Update the environment_setup.sh file with your device and user information, and source it using -

source comps/text2kg/src/environment_setup.sh

If you skip this step, you can export variables related to individual services as mentioned in each of the microservices.

1. TGI

Refer to this link to start and verify the TGI microservice.

2. Neo4J

Refer to this link to start and verify the neo4j microservice.

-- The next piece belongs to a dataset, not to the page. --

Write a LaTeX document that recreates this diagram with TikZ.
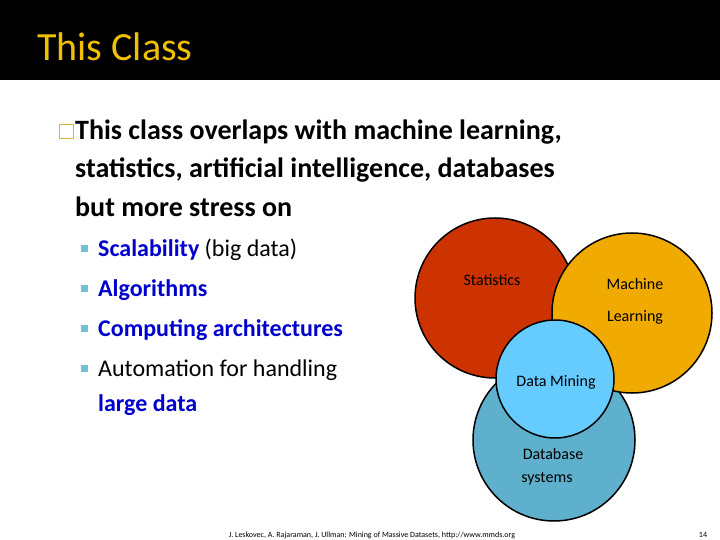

export DATA_DIRECTORY=$(pwd)
export ENTITIES="PERSON,PLACE,ORGANIZATION"
export RELATIONS="HAS,PART_OF,WORKED_ON,WORKED_WITH,WORKED_AT"
export VALIDATION_SCHEMA='{
    "PERSON": ["HAS", "PART_OF", "WORKED_ON", "WORKED_WITH", "WORKED_AT"],
    "PLACE": ["HAS", "PART_OF", "WORKED_AT"],
    "ORGANIZATION": ["HAS", "PART_OF", "WORKED_WITH"]
}'

3. Text2kg

cd comps/text2kg/src/
export TEXT2KG_PORT=8090

Build the text2kg docker image

docker build -f Dockerfile -t opea/text2kg:latest ../../../

Launch the docker container

docker run -i -t --net=host --ipc=host -p TEXT2KG_PORT -e HF_TOKEN=${HF_TOKEN} -e LLM_MODEL_ID=${LLM_MODEL_ID} opea/text2kg:latest -v data:/home/user/comps/text2kg/src/data /bin/bash

🚀 2. Start text2kg and dependent microservices with docker-compose (Option 2)

cd comps/text2kg/deployment/docker_compose/

Export service name and log path

export service_name="text2kg"
export LOG_PATH=$PWD

Export NEO4J variables - refer to section 1.2.b. Launch using the following command to run on cpu

docker compose -f compose.yaml -f custom-override.yml up ${service_name}  -d > ${LOG_PATH}/start_services_with_compose.log

Launch using the following command to run on gaudi

docker compose -f compose.yaml up ${service_name}  -d > ${LOG_PATH}/start_services_with_compose.log

3. Check the service using API endpoint

curl -X 'POST' \
  'http://localhost:TEXT2KG_PORT/v1/text2kg?input_text=Who%20is%20paul%20graham%3F' \
  -H 'accept: application/json' \
  -d ''
  • Make sure your input document/string has the necessary information that can be extracted.